Bottom line … the real Operating Profit (which does not account for the forward contracts or future possible income tax) … is $15.9 mil … or $.20/share for the first quarter of this year.
Now for the real keener keeners…
Let’s assume for a bit, that copper prices drop in the next 3 quarters. CS sells 80% of their copper at market price so they will be generating less revenue. However, as we’ve seen from the calculations above, when the price of copper drops, those forward contracts report an increase in value from one quarter to the next. So these gains will help offset the drop in production copper sales. This is how hedging smooths the fluctuation in commodity prices for the producer.
At a quarterly profit of $.20/share, the annual earnings could easily be $.60-.80/share. That’s an EPS of 4x-6x.
Generating Their Own Cash Flow
Capstone has also made certain that they are getting the most bang for their buck with regard to their silver production.
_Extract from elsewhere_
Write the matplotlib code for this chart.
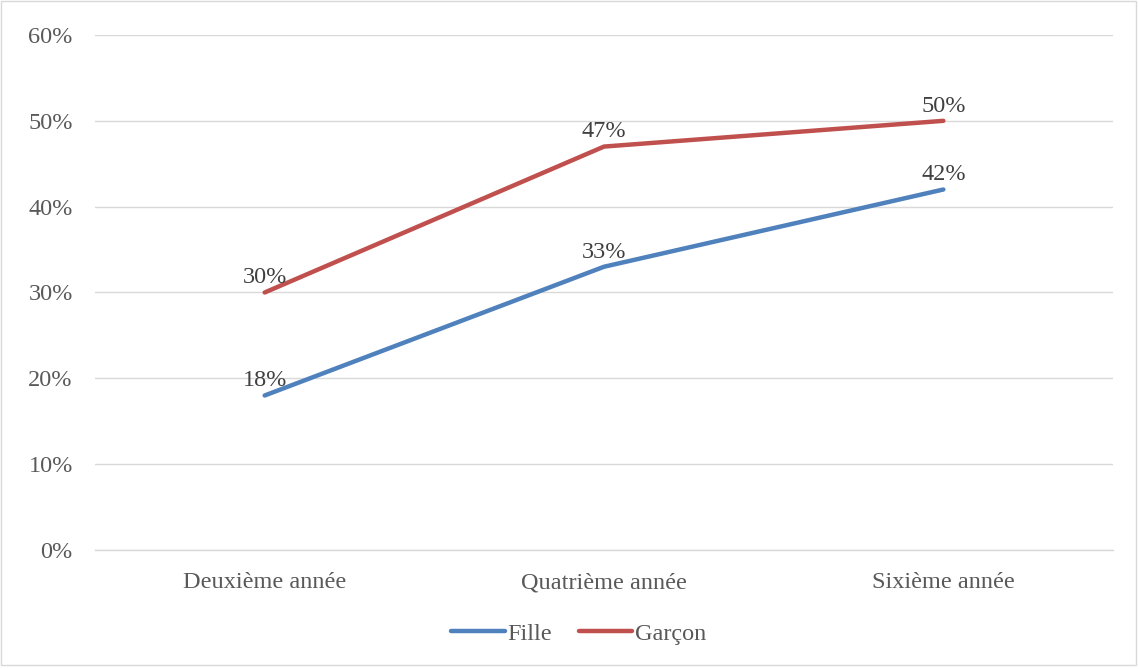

This may be the smartest move that a mining company has ever pulled off in terms of generating cash flow. You see they spun off a silver producing company, of which they still own 20% of and are selling their silver production to them. Here is an excerpt from another article that explains the situation rather well.
Silver mining companies receive much higher multiples (e.g. P/E ratios) than base metal mining companies (e.g. 20 to 1 vs 5 to 1). Capstone has leveraged this by selling its silver production to Silverstone Resources (SST.V). SST.V is a company which Capstone spun-off and IPOed and which should ultimately receive the ratios of a silver producer. Capstone has 23 million shares of SST.V. SST.V is reputed to be undervalued relative to comparable companies and to have a considerable growth coming.
A huge consideration is that cold hard cash and shares in Silverstone (SST), another undervalued company, make up 45% of their market share price!
Besides their solid production, cash, profitability, and their ownership of 20% of SST, CS will benefit from higher copper prices which showed a surge testing the $4.00 level. Remember, CS has already presold 20-25% off their next four years’ production at $3.18, but the other 75-80% is going to benefit from market surges. Plus, from the volume action of late, it looks like CS is still utilizing that massive mound of cash by buying their own stocks back to further strengthen their share value.
You know you are on to something when management says this during their conference call:
[With regard to cash on hand]…”We would love to purchase another mine if we could find one as profitable as our own”.
I would venture to guess that this means they will continue to buy back their own shares until they find a profitable investment elsewhere. This is certainly not a bad decision for a mining company.
Honestly, I have not seen a company managed so intently with shareholders in mind for a long time. Capstone could have easily gone out and bought another mine that was not as lucrative because they have too much cash, but they didn’t. This is prudent management and it is refreshing to see.
Full Disclosure: The author does have a position in Capstone Mining (CS.TO).